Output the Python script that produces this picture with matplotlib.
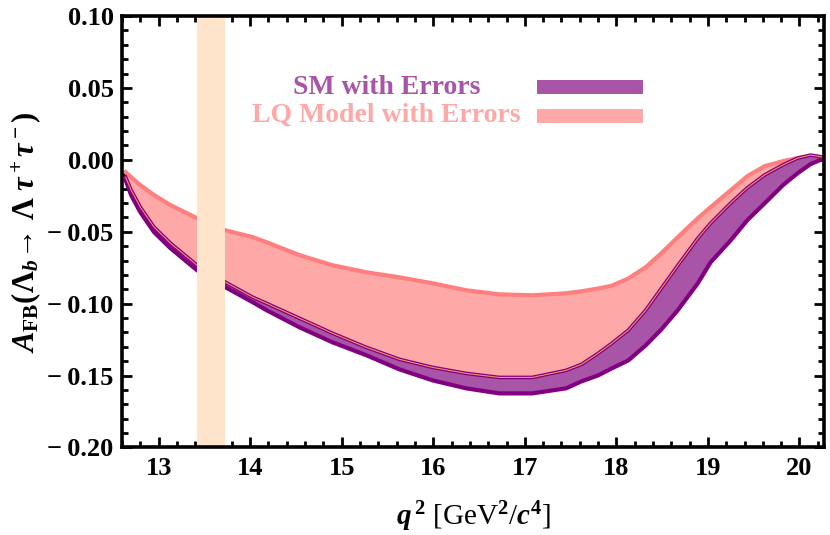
import matplotlib
matplotlib.use('Agg')
import matplotlib.pyplot as plt
from matplotlib.patches import Rectangle
from matplotlib.ticker import MultipleLocator, FuncFormatter

# Valeurs : q^2 [GeV^2/c^4]
q2 = [12.64, 12.70, 12.80, 12.95, 13.13, 13.42, 13.73, 14.03, 14.18, 14.54,
      14.90, 15.27, 15.63, 15.99, 16.36, 16.72, 17.08, 17.45, 17.62, 17.80,
      17.95, 18.13, 18.32, 18.49, 18.67, 18.89, 19.03, 19.25, 19.43, 19.62,
      19.82, 19.98, 20.12, 20.25]

# Modèle LQ : bord supérieur (le bord inférieur coïncide avec le haut du SM)
lq_upper = [-0.0086, -0.0121, -0.0176, -0.0245, -0.0315, -0.0406, -0.049, -0.0538, -0.0573, -0.0663,
            -0.0733, -0.0782, -0.0817, -0.0858, -0.0907, -0.0935, -0.0942, -0.0928, -0.0914, -0.0895,
            -0.0875, -0.0825, -0.0747, -0.065, -0.0538, -0.0406, -0.0329, -0.0211, -0.0114, -0.0044,
            -0.0009, 0.0012, 0.0026, 0.0019]

# SM avec erreurs : bords supérieur et inférieur
sm_upper = [-0.0121, -0.0211, -0.0329, -0.0468, -0.058, -0.0733, -0.0851, -0.0956, -0.0998, -0.1102,
            -0.1206, -0.1304, -0.1387, -0.1443, -0.1485, -0.1513, -0.1513, -0.1464, -0.1422, -0.1346,
            -0.1276, -0.1185, -0.1046, -0.0895, -0.0735, -0.0545, -0.044, -0.030, -0.0195, -0.0105,
            -0.0035, 0.0012, 0.0033, 0.0019]
sm_lower = [-0.0142, -0.0246, -0.0364, -0.0503, -0.0615, -0.0768, -0.0886, -0.0991, -0.1046, -0.1165,
            -0.1269, -0.1359, -0.1457, -0.1533, -0.1589, -0.1624, -0.1624, -0.1589, -0.154, -0.1499,
            -0.145, -0.1395, -0.129, -0.118, -0.1046, -0.0858, -0.0712, -0.0559, -0.042, -0.0302,
            -0.0176, -0.0093, -0.003, 0.0005]

band_x = (13.42, 13.72)

plt.rcParams['font.family'] = ['Liberation Serif', 'DejaVu Serif']
plt.rcParams['font.weight'] = 'bold'
plt.rcParams['mathtext.fontset'] = 'custom'
plt.rcParams['mathtext.rm'] = 'Liberation Serif:bold'
plt.rcParams['mathtext.it'] = 'Liberation Serif:bold:italic'
plt.rcParams['mathtext.bf'] = 'Liberation Serif:bold'

fig = plt.figure(figsize=(8.3, 5.35), dpi=100)
ax = fig.add_axes([0.147, 0.1636, 0.846, 0.8065])

# bande LQ
ax.fill_between(q2, sm_upper, lq_upper, color='#FFA8A8', lw=0, zorder=2)
ax.plot(q2, lq_upper, color='#FF7F7F', lw=3, zorder=3)

# bande SM
ax.fill_between(q2, sm_lower, sm_upper, color='#A855A8', lw=0, zorder=4)
ax.plot(q2, sm_lower, color='#800080', lw=3, zorder=5)
ax.plot(q2, sm_upper, color='#800080', lw=2.6, zorder=5)
ax.plot(q2, sm_upper, color='#FF8C69', lw=0.8, zorder=6)

# bande verticale (par-dessus les courbes)
ax.axvspan(band_x[0], band_x[1], color='#FFE4CC', zorder=8, lw=0)

ax.set_xlim(12.6, 20.27)
ax.set_ylim(-0.20, 0.10)
ax.xaxis.set_major_locator(MultipleLocator(1))
ax.xaxis.set_minor_locator(MultipleLocator(0.2))
ax.yaxis.set_major_locator(MultipleLocator(0.05))
ax.yaxis.set_minor_locator(MultipleLocator(0.01))
ax.yaxis.set_major_formatter(FuncFormatter(
    lambda v, p: ('\u2212\u2009' if v < -1e-9 else '') + f'{abs(v):.2f}'))

ax.tick_params(which='both', direction='in', top=True, right=True, width=2, labelsize=19)
ax.tick_params(which='major', length=7)
ax.tick_params(which='minor', length=4)
ax.tick_params(axis='x', pad=7)
ax.tick_params(axis='y', pad=6)
for s in ax.spines.values():
    s.set_linewidth(2.6)
    s.set_zorder(10)

ax.set_xlabel(r'$q^{\,2}$ [GeV$^2$/$c^4$]', fontsize=21, labelpad=14)
ax.set_ylabel(r'$A_{\mathrm{FB}}(\Lambda_b\!\rightarrow\,\Lambda\;\tau^+\tau^-)$', fontsize=22, labelpad=3)

# légende
ax.text(0.510, 0.835, 'SM with Errors', transform=ax.transAxes, ha='right', va='center',
        color='#A855A8', fontsize=20, fontweight='bold', zorder=9)
ax.text(0.567, 0.770, 'LQ Model with Errors', transform=ax.transAxes, ha='right', va='center',
        color='#FFA8A8', fontsize=20, fontweight='bold', zorder=9)
ax.add_patch(Rectangle((0.591, 0.819), 0.151, 0.0324, transform=ax.transAxes,
                       color='#A855A8', lw=0, zorder=9))
ax.add_patch(Rectangle((0.591, 0.752), 0.151, 0.0324, transform=ax.transAxes,
                       color='#FFA8A8', lw=0, zorder=9))

plt.savefig('out.png', dpi=100)
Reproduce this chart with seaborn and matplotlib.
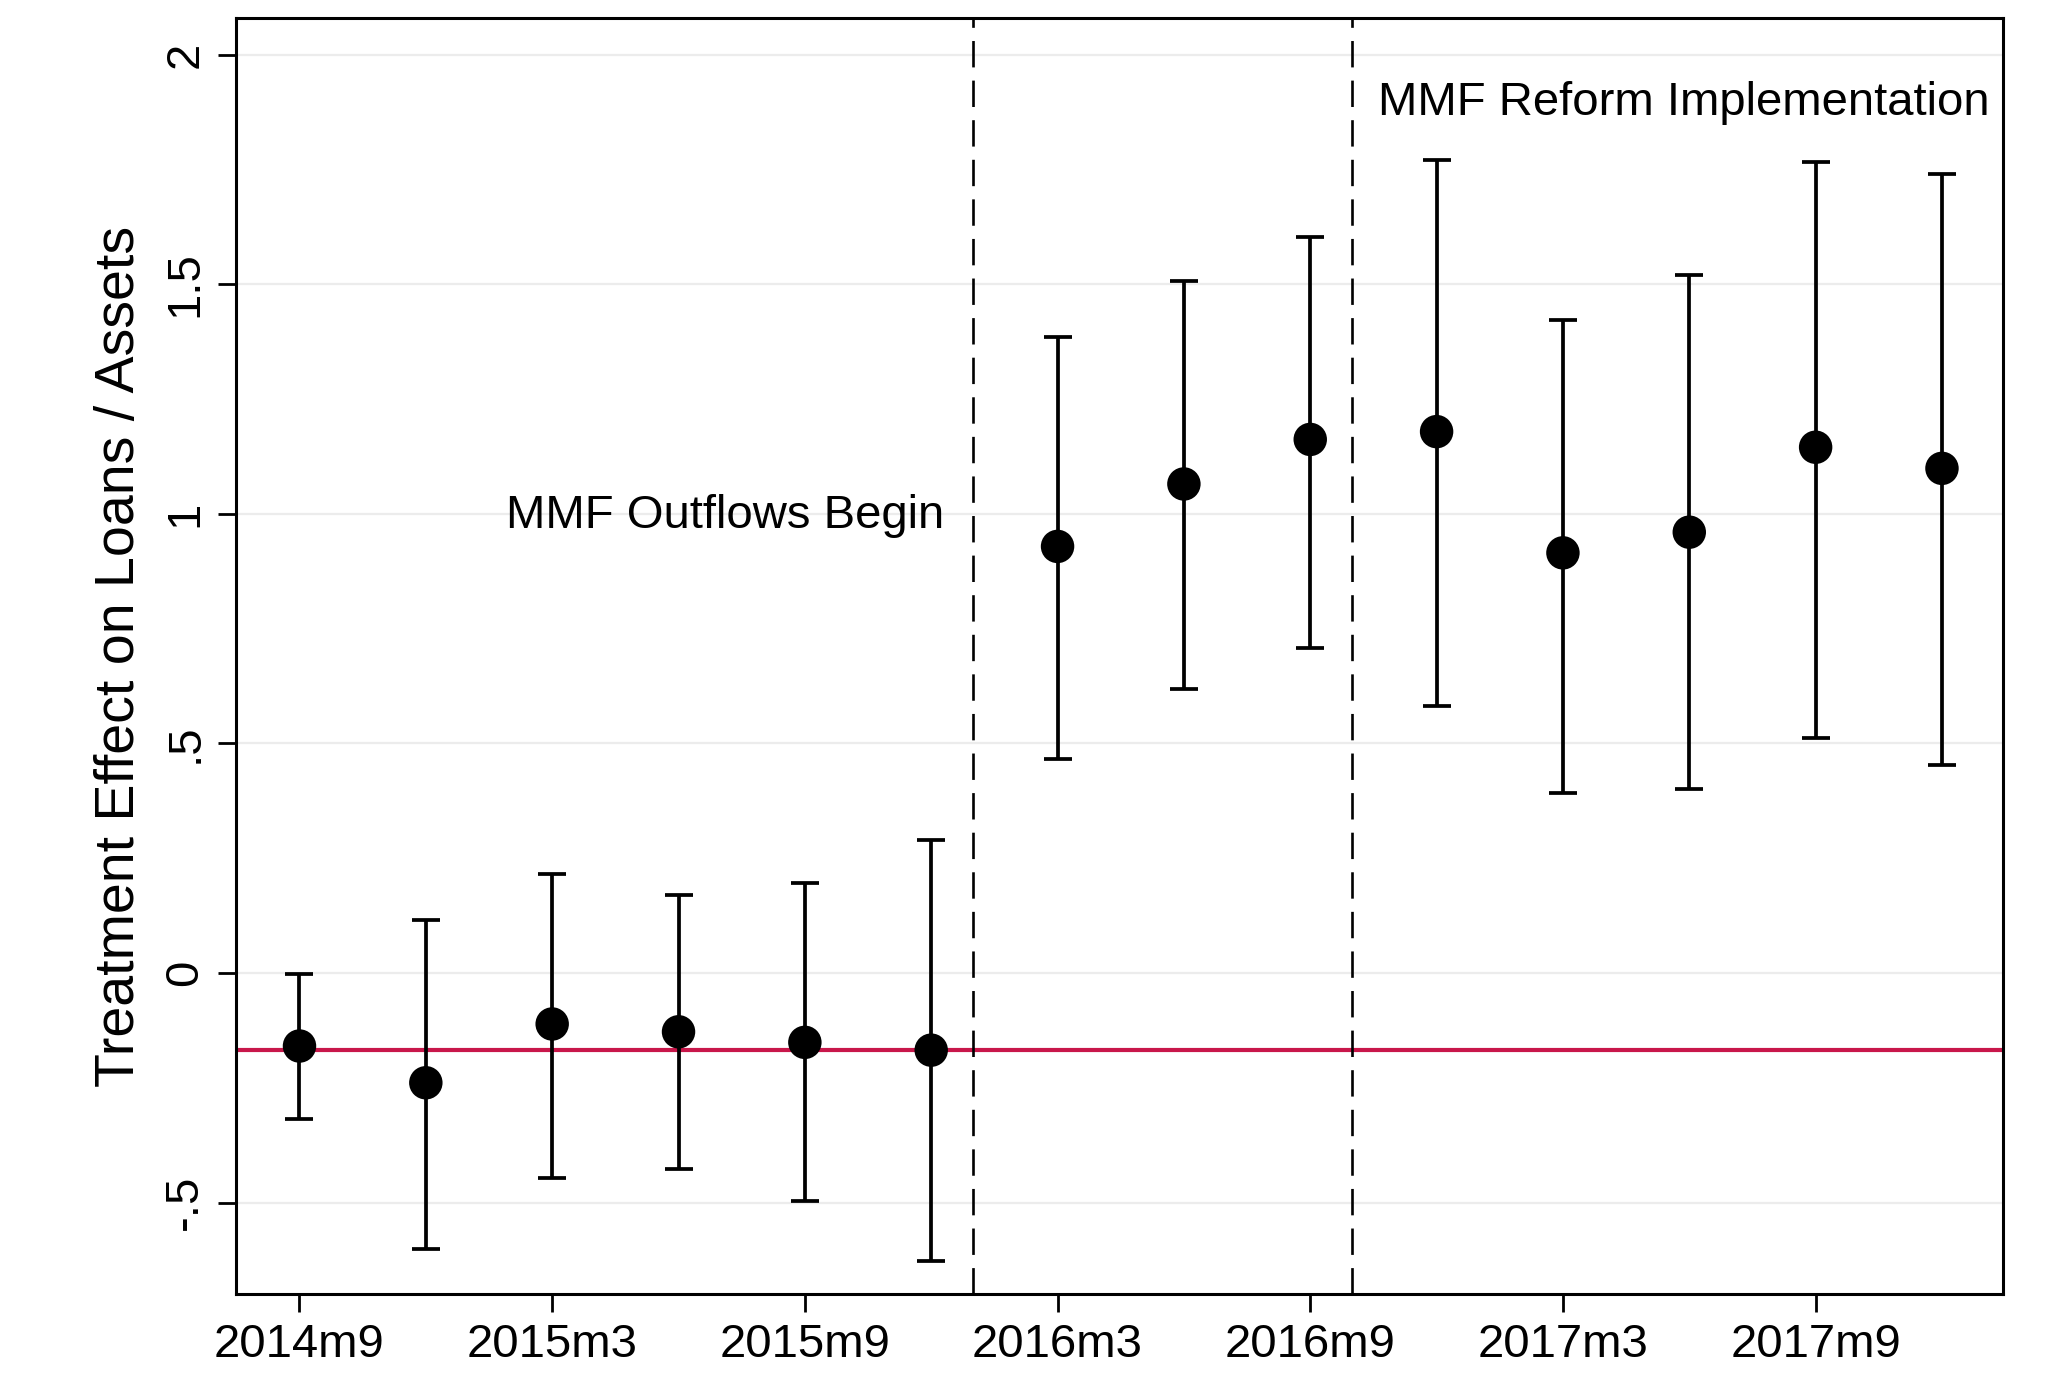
import numpy as np
import pandas as pd
import matplotlib
matplotlib.use("Agg")
import matplotlib.pyplot as plt
import seaborn as sns

# quarterly event-study estimates
periods = ["2014m9", "2014m12", "2015m3", "2015m6", "2015m9", "2015m12",
           "2016m3", "2016m6", "2016m9", "2016m12", "2017m3", "2017m6",
           "2017m9", "2017m12"]
coef = [-0.159, -0.239, -0.111, -0.128, -0.151, -0.168,
        0.929, 1.065, 1.162, 1.179, 0.915, 0.960, 1.145, 1.099]
ci_low = [-0.318, -0.602, -0.446, -0.426, -0.497, -0.628,
          0.466, 0.619, 0.707, 0.582, 0.392, 0.401, 0.511, 0.452]
ci_high = [-0.003, 0.116, 0.216, 0.170, 0.196, 0.290,
           1.384, 1.506, 1.602, 1.770, 1.423, 1.520, 1.767, 1.741]

tick_labels = ["2014m9", "2015m3", "2015m9", "2016m3", "2016m9", "2017m3", "2017m9"]
event_dates = ["2016m1", "2016m10"]
event_labels = ["MMF Outflows Begin", "MMF Reform Implementation"]
pre_mean = -0.168
y_ticks = [-0.5, 0, 0.5, 1, 1.5, 2]
y_tick_labels = ["-.5", "0", ".5", "1", "1.5", "2"]


def to_month(s):
    # months since 2014m9
    y, m = s.split("m")
    return (int(y) - 2014) * 12 + int(m) - 9


df = pd.DataFrame({"period": periods, "coef": coef, "lo": ci_low, "hi": ci_high})
df["t"] = df["period"].apply(to_month)

sns.set_style("white")
plt.rcParams["font.family"] = ["Liberation Sans", "DejaVu Sans"]
plt.rcParams["text.color"] = "black"
plt.rcParams["axes.labelcolor"] = "black"
plt.rcParams["xtick.color"] = "black"
plt.rcParams["ytick.color"] = "black"

fig = plt.figure(figsize=(20.46, 13.76), dpi=100)
ax = fig.add_axes([0.1155, 0.0596, 0.8635, 0.9274])

# horizontal grid
for yt in y_ticks:
    ax.axhline(yt, color="#ececec", lw=1.6, zorder=0)

ax.axhline(pre_mean, color="#c8174a", lw=3.0, zorder=1)

for d in event_dates:
    ax.axvline(to_month(d), color="black", lw=1.9, dashes=(10, 5), zorder=1)

ax.errorbar(df["t"], df["coef"], yerr=[df["coef"] - df["lo"], df["hi"] - df["coef"]],
            fmt="none", ecolor="black", elinewidth=2.7, capsize=10, capthick=2.7, zorder=2)
sns.scatterplot(data=df, x="t", y="coef", color="black", s=580, edgecolor="none",
                ax=ax, zorder=3)

ax.text(to_month(event_dates[0]) - 0.7, 0.995, event_labels[0], ha="right", va="center",
        fontsize=34)
ax.text(to_month(event_dates[1]) + 0.6, 1.895, event_labels[1], ha="left", va="center",
        fontsize=34)

ax.set_xlim(-1.5, 40.45)
ax.set_ylim(-0.699, 2.08)
ax.set_xticks([to_month(s) for s in tick_labels])
ax.set_xticklabels(tick_labels, fontsize=34)
ax.set_yticks(y_ticks)
ax.set_yticklabels(y_tick_labels, fontsize=34, rotation=90, va="center")
ax.tick_params(axis="both", direction="out", length=13, width=2, color="black",
               bottom=True, left=True, pad=8)
ax.set_xlabel("")
ax.set_ylabel("Treatment Effect on Loans / Assets", fontsize=40, labelpad=12)

for sp in ax.spines.values():
    sp.set_color("black")
    sp.set_linewidth(2.2)

fig.savefig("out.png", dpi=100)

....

Pictures excluded, retype exactly the lines running from the one with "Reproduce this chart" through the one with "import seaborn as sns". Include both end lines and nothing more.

Reproduce this chart with seaborn and matplotlib.
import numpy as np
import pandas as pd
import matplotlib
matplotlib.use("Agg")
import matplotlib.pyplot as plt
import seaborn as sns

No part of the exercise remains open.